What’s the difference between an eco-socialist Green New Deal and other Green New Deal proposals?

We have a much stronger emphasis on doing this through the public sector. There’s just not time — a carbon tax, regulations here, mandates there — it’s just going to get gummed up by the vested industries that resist. We need to bring them under the public sector and just get it done.

What do you think of the idea that a third-party candidate would be an election spoiler, particularly for the Democrats?

We’re not spoiling the election, the Democrats are. There’s a proven nonpartisan solution in the presidential race. It’s to replace the Electoral College with a ranked-choice national popular vote. We’ve been telling the Democrats about that since [Ralph] Nader ran in 2000. And they have yet to embrace it.

That solves the spoiler problem. The system sets up the dilemma for voters; there’s a solution. But the Democrats would rather knock us off the ballot than solve the problem.

Has it been difficult to get on state ballots?
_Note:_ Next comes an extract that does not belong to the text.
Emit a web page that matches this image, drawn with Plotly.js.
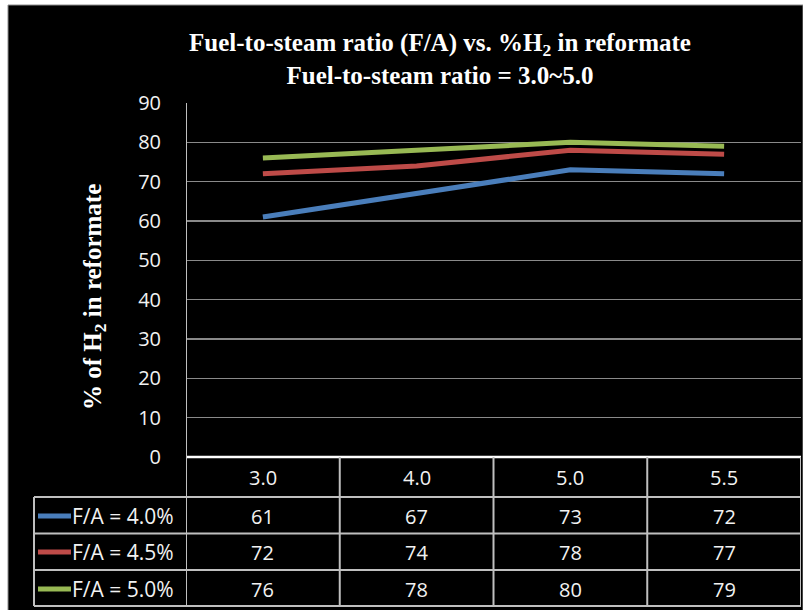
<!DOCTYPE html>
<html>
<head>
<meta charset="utf-8">
<script src="https://cdn.plot.ly/plotly-3.0.1.min.js"></script>
<style>html,body{margin:0;padding:0;background:#fff;}#chart{width:803px;height:610px;}</style>
</head>
<body>
<div id="chart"></div>
<script>
var categories = ["3.0", "4.0", "5.0", "5.5"];
var seriesNames = ["F/A = 4.0%", "F/A = 4.5%", "F/A = 5.0%"];
var fa40 = [61, 67, 73, 72];
var fa45 = [72, 74, 78, 77];
var fa50 = [76, 78, 80, 79];
var seriesColors = ["#4a7ebb", "#be4b48", "#98b954"];
var yTicks = [0, 10, 20, 30, 40, 50, 60, 70, 80, 90];

var seriesValues = [fa40, fa45, fa50];

// layout geometry (pixels)
var W = 803, H = 610;
var mL = 186, mR = 2, mT = 103, mB = 153;
var pw = W - mL - mR, ph = H - mT - mB;
function px(x) { return (x - mL) / pw; }
function py(y) { return (H - mB - y) / ph; }

var traces = seriesValues.map(function (vals, i) {
  return {
    type: "scatter", mode: "lines",
    x: categories, y: vals, name: seriesNames[i],
    line: { color: seriesColors[i], width: 5 },
    showlegend: false, hoverinfo: "skip"
  };
});

var cellFont = { family: "'Open Sans', Lato, sans-serif", size: 20, color: "#f2f2f2" };
var legendFont = { family: "'Open Sans', Lato, sans-serif", size: 21, color: "#f2f2f2" };
var borderCol = "#bfbfbf";

var shapes = [];
var annotations = [];

// outer black frame
shapes.push({ type: "rect", xref: "paper", yref: "paper", layer: "below",
  x0: px(8), x1: px(803), y0: py(5), y1: py(612),
  fillcolor: "#000", line: { color: "#8c8c8c", width: 1 } });

// table header top (white)
shapes.push({ type: "line", xref: "paper", yref: "paper",
  x0: 0, x1: 1, y0: 0, y1: 0, line: { color: "#ffffff", width: 2.5 } });

// row lines
var rowLines = [497, 533.5, 570, 606];
rowLines.forEach(function (y) {
  shapes.push({ type: "line", xref: "paper", yref: "paper",
    x0: px(34), x1: 1, y0: py(y), y1: py(y), line: { color: borderCol, width: 2 } });
});
// vertical column separators (category boundaries)
for (var c = 0; c <= categories.length; c++) {
  shapes.push({ type: "line", xref: "x", yref: "paper",
    x0: c - 0.5, x1: c - 0.5, y0: py(606), y1: c === 0 ? 1 : 0,
    line: { color: borderCol, width: 2 } });
}
// legend column left border
shapes.push({ type: "line", xref: "paper", yref: "paper",
  x0: px(34), x1: px(34), y0: py(497), y1: py(606), line: { color: borderCol, width: 2 } });

// header cells
var headerY = py(477);
categories.forEach(function (cat, i) {
  annotations.push({ xref: "x", yref: "paper", x: i, y: headerY, text: cat,
    showarrow: false, font: cellFont, xanchor: "center", yanchor: "middle" });
});

// data rows
var rowCenters = [516, 552, 589];
seriesValues.forEach(function (vals, r) {
  var yy = py(rowCenters[r]);
  vals.forEach(function (v, i) {
    annotations.push({ xref: "x", yref: "paper", x: i, y: yy, text: String(v),
      showarrow: false, font: cellFont, xanchor: "center", yanchor: "middle" });
  });
  // legend key
  shapes.push({ type: "line", xref: "paper", yref: "paper",
    x0: px(38), x1: px(71), y0: yy, y1: yy, line: { color: seriesColors[r], width: 5 } });
  annotations.push({ xref: "paper", yref: "paper", x: px(70), y: yy, text: seriesNames[r],
    showarrow: false, font: legendFont, xanchor: "left", yanchor: "middle" });
});

// y axis title
annotations.push({ xref: "paper", yref: "paper", x: px(94), y: py(297),
  text: "% of H<sub>2</sub> in reformate", textangle: -90, showarrow: false,
  font: { family: "'Liberation Serif', 'DejaVu Serif', serif", size: 25, color: "#ffffff", weight: "bold" },
  xanchor: "center", yanchor: "middle" });

var layout = {
  width: W, height: H,
  margin: { l: mL, r: mR, t: mT, b: mB, pad: 0 },
  paper_bgcolor: "#ffffff",
  plot_bgcolor: "#404040",
  title: {
    text: "<b>Fuel-to-steam ratio (F/A) vs. %H<sub>2</sub> in reformate<br>Fuel-to-steam ratio = 3.0~5.0</b>",
    font: { family: "'Liberation Serif', 'Times New Roman', serif", size: 25, color: "#ffffff" },
    x: 440 / W, xanchor: "center", xref: "container",
    y: 1 - 51 / H, yanchor: "middle", yref: "container"
  },
  xaxis: {
    type: "category", range: [-0.5, categories.length - 0.5],
    showticklabels: false, showgrid: false, zeroline: false, showline: false, ticks: ""
  },
  yaxis: {
    range: [0, 90], tickvals: yTicks, ticktext: yTicks.map(String),
    showgrid: true, gridcolor: "#8a8a8a", gridwidth: 1.5,
    zeroline: false, showline: false, ticks: "",
    ticklabelstandoff: 24,
    tickfont: { family: "'Open Sans', Lato, sans-serif", size: 20, color: "#f2f2f2" }
  },
  shapes: shapes,
  annotations: annotations,
  showlegend: false
};

Plotly.newPlot("chart", traces, layout, { displayModeBar: false, staticPlot: true });
</script>
</body>
</html>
It has unique challenges in this pandemic, because the public health guidelines say to keep your social distance. We do have people out in states where you need to gather signatures, and they get some things said at them.

We’re on 25 ballots, so there are 26 more to go. And we have appealed for relief in many of the states, saying in a pandemic, they shouldn’t make us go out and petition. We’re having some success in that. Some states are allowing electronic signatures.

Ballot access in this country is more difficult than almost any other electoral democracy in the world.

Why do green parties seem to get more traction in countries other than the United States?

Most of those countries have proportional representation. So if you’re a 20% party, you get 20% of the seats in the legislative body. And then when they form coalitions, the greens are included, in many cases. In the countries that have plurality winner systems — single-member districts — they’ve broken through.

In the United States, there’s ballot access, so it’s much harder for people to get to the race. The other thing is, we have a political culture and a media culture that acts as if there are only two parties, and that’s all that’s worth covering.

But in local elections, the greens have 129 elected officials. For a third party, you’d have to go back to the heyday of the Socialist Party to find that many.

Some of Hillary Clinton’s supporters argued Jill Stein was one of Russia’s favored candidates in 2016, and Clinton herself called Stein a Russian asset. What do you think about that?

I think Trump was the favorite candidate of Russia, to the extent they intervened. The Democrats tried to make that their excuse for losing in 2016. It wasn’t the Russians, it was the Electoral College.

Clinton won the popular vote by 3 million votes. Democrats should be with us and embrace the reform we’re looking for — having a national popular vote. And we say it should be ranked choice, so you get rid of the spoiler problem, too.

For Clinton to say Jill is a Russian asset, that’s just a smear. Jill had a message about both the U.S. and Russia cutting their military budgets and putting that money into climate action and providing for the people’s needs.

This interview was edited and condensed for clarity.